RNA-Seq captures the full range of the dynamic spectrum of the transcriptome, an advantage when compared to array platforms that are restricted to the pre-defined set of variants incorporated into the array design. SNPs can be identified either by aligning to a known transcriptome or by de novo assembly over the transcriptome (Grabherr et al. 2011). With the use of F2 populations it is possible to create a panel of putative SNPs that enables haplotype analysis without a priori knowledge of the positions of the loci (Trick et al. 2012). RNA-Seq allows rapid access to SNPs in wheat and it scales well as the transcriptome is several orders of magnitude smaller than the genome, ~80 Mb compared to 17 Gb, respectively. In principle, it is possible to sequence the transcriptome with an average coverage over 900x (keeping in mind variations of coverage due to expression) in a single HiSeq 2,500 lane, as opposed to just over 1.5x of genomic sequence.

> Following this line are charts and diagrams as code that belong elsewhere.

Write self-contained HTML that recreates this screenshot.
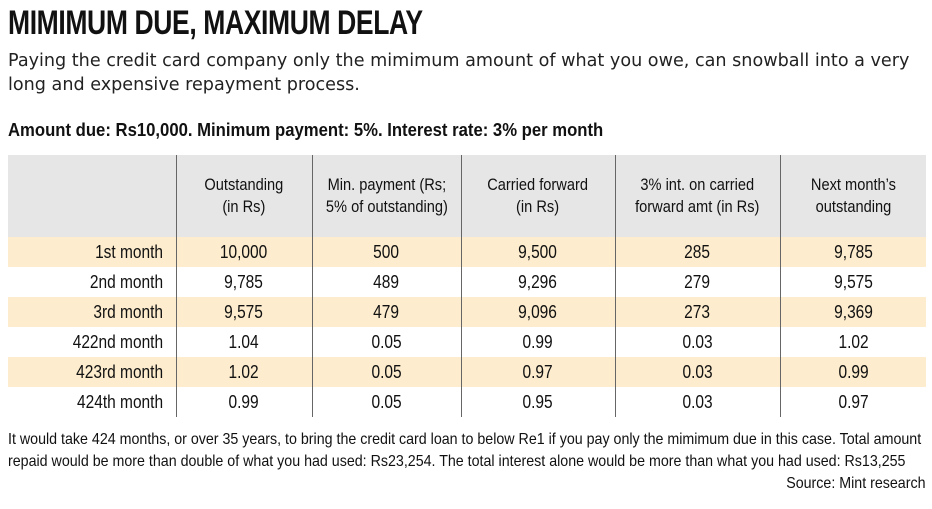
<!DOCTYPE html>
<html><head><style>
body{margin:0;width:932px;height:509px;background:#fff;font-family:"Liberation Sans",sans-serif;color:#111;position:relative;overflow:hidden}
.a{position:absolute;white-space:nowrap;transform-origin:0 0}
h1{position:absolute;left:8px;top:4px;margin:0;font-size:34px;font-weight:bold;letter-spacing:-0.5px;transform:scaleX(0.78);transform-origin:0 0;white-space:nowrap}
.sub{left:8px;font-family:"DejaVu Sans",sans-serif;font-size:18px;color:#222;transform:scaleX(0.977)}
table{position:absolute;left:8px;top:155px;border-collapse:collapse;width:918px;font-size:18px;table-layout:fixed}
td{text-align:center;padding:0;height:30px;border-left:1px solid #666;white-space:nowrap;overflow:visible}
td:first-child{border-left:none;text-align:right;padding-right:12px}
td span{display:inline-block;transform:scaleX(0.86)}
td:first-child span{transform-origin:100% 50%}
tr.h td{height:82px;background:#e6e6e7;line-height:22px;font-size:17px}
tr.y td{background:#fdeccd}
</style></head><body>
<h1>MIMIMUM DUE, MAXIMUM DELAY</h1>
<div class="a sub" style="top:50px">Paying the credit card company only the mimimum amount of what you owe, can snowball into a very</div>
<div class="a sub" style="top:74px">long and expensive repayment process.</div>
<div class="a" style="left:8px;top:120px;font-size:18px;font-weight:bold;transform:scaleX(0.927)">Amount due: Rs10,000. Minimum payment: 5%. Interest rate: 3% per month</div>
<table>
<colgroup><col style="width:168px"><col style="width:136px"><col style="width:149px"><col style="width:154px"><col style="width:165px"><col></colgroup>
<tr class="h"><td></td><td><span>Outstanding<br>(in Rs)</span></td><td><span>Min. payment (Rs;<br>5% of outstanding)</span></td><td><span>Carried forward<br>(in Rs)</span></td><td><span>3% int. on carried<br>forward amt (in Rs)</span></td><td><span>Next month’s<br>outstanding</span></td></tr>
<tr class="y"><td><span>1st month</span></td><td><span>10,000</span></td><td><span>500</span></td><td><span>9,500</span></td><td><span>285</span></td><td><span>9,785</span></td></tr>
<tr><td><span>2nd month</span></td><td><span>9,785</span></td><td><span>489</span></td><td><span>9,296</span></td><td><span>279</span></td><td><span>9,575</span></td></tr>
<tr class="y"><td><span>3rd month</span></td><td><span>9,575</span></td><td><span>479</span></td><td><span>9,096</span></td><td><span>273</span></td><td><span>9,369</span></td></tr>
<tr><td><span>422nd month</span></td><td><span>1.04</span></td><td><span>0.05</span></td><td><span>0.99</span></td><td><span>0.03</span></td><td><span>1.02</span></td></tr>
<tr class="y"><td><span>423rd month</span></td><td><span>1.02</span></td><td><span>0.05</span></td><td><span>0.97</span></td><td><span>0.03</span></td><td><span>0.99</span></td></tr>
<tr><td><span>424th month</span></td><td><span>0.99</span></td><td><span>0.05</span></td><td><span>0.95</span></td><td><span>0.03</span></td><td><span>0.97</span></td></tr>
</table>
<div class="a" style="left:8px;top:431px;font-size:16px;transform:scaleX(0.89)">It would take 424 months, or over 35 years, to bring the credit card loan to below Re1 if you pay only the mimimum due in this case. Total amount</div>
<div class="a" style="left:8px;top:453px;font-size:16px;transform:scaleX(0.89)">repaid would be more than double of what you had used: Rs23,254. The total interest alone would be more than what you had used: Rs13,255</div>
<div class="a" style="right:6px;top:475px;font-size:16px;transform:scaleX(0.89);transform-origin:100% 0">Source: Mint research</div>
</body></html>
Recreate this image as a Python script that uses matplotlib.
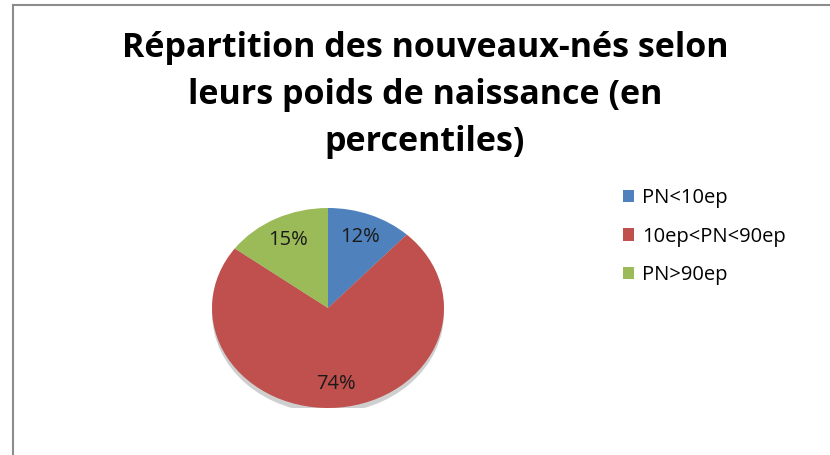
import matplotlib
matplotlib.use("Agg")
import matplotlib.pyplot as plt
from matplotlib.patches import Ellipse, Rectangle
from matplotlib.lines import Line2D

categories = ["PN<10ep", "10ep<PN<90ep", "PN>90ep"]
values = [12, 74, 15]
colors = ["#4F81BD", "#C0504D", "#9BBB59"]
title = "Répartition des nouveaux-nés selon\nleurs poids de naissance (en\npercentiles)"

W, H = 830, 455
fig = plt.figure(figsize=(W / 100, H / 100), dpi=100)
fig.patch.set_facecolor("white")

# frame border
fig.add_artist(Line2D([13 / W, 13 / W], [0, 1 - 5 / H], color="#8c8c8c", lw=1.5, transform=fig.transFigure))
fig.add_artist(Line2D([13 / W, 1], [1 - 5 / H, 1 - 5 / H], color="#8c8c8c", lw=1.5, transform=fig.transFigure))

fig.text(425 / W, 1 - 95 / H, title, ha="center", va="center", fontsize=24.5,
         fontweight="bold", family=["Open Sans", "DejaVu Sans"], linespacing=1.5, color="#000000")

cx, cy, rx, ry = 328, 308, 116, 100
ax = fig.add_axes([(cx - rx) / W, (H - cy - ry) / H, 2 * rx / W, 2 * ry / H])
ax.axis("off")

total = sum(values)
# shadow
ax.add_patch(Ellipse((0.0, -0.05), 2.0, 2.0, facecolor="#cfcfcf", edgecolor="none", zorder=0))
wedges, texts, autotexts = ax.pie(
    values, colors=colors, startangle=90, counterclock=False,
    autopct=lambda p: f"{round(p * total / 100):.0f}%", pctdistance=0.76,
    wedgeprops=dict(edgecolor="none"),
    textprops=dict(fontsize=14.5, color="#1a1a1a", family=["Open Sans", "DejaVu Sans"]),
)
ax.set_aspect("auto")
ax.set_xlim(-1, 1)
ax.set_ylim(-1.0, 1.0)

# legend
handles = [Rectangle((0, 0), 1, 1, facecolor=c, edgecolor="none") for c in colors]
fig.legend(handles, categories, loc="upper left", bbox_to_anchor=(615 / W, 1 - 180 / H),
           frameon=False, handlelength=0.55, handleheight=0.55,
           handletextpad=0.4, labelspacing=0.92, borderaxespad=0,
           prop=dict(family=["Open Sans", "DejaVu Sans"], size=14.5))

fig.savefig("out.png", dpi=100)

The original purpose of RNA-Seq is to characterize expression levels of genes, which can bias the SNP calling, as the assumption of uniform coverage is not valid. To overcome these biases and analyse the volume of data produced by NGS, bioinformatics pipelines and access to high performance computing are required. Although this is a potential barrier for adoption, new web-based user-friendly graphical interfaces, such as Galaxy (Goecks et al. 2010), are empowering new users to access high-performance computing facilities. For NGS-enabled genetics in wheat, we propose a pipeline that integrates BSA (Michelmore et al. 1991; Trick et al. 2012), syntenic information from related grasses, and the use of the CSS to aid in the design of genome specific primers from putative SNPs.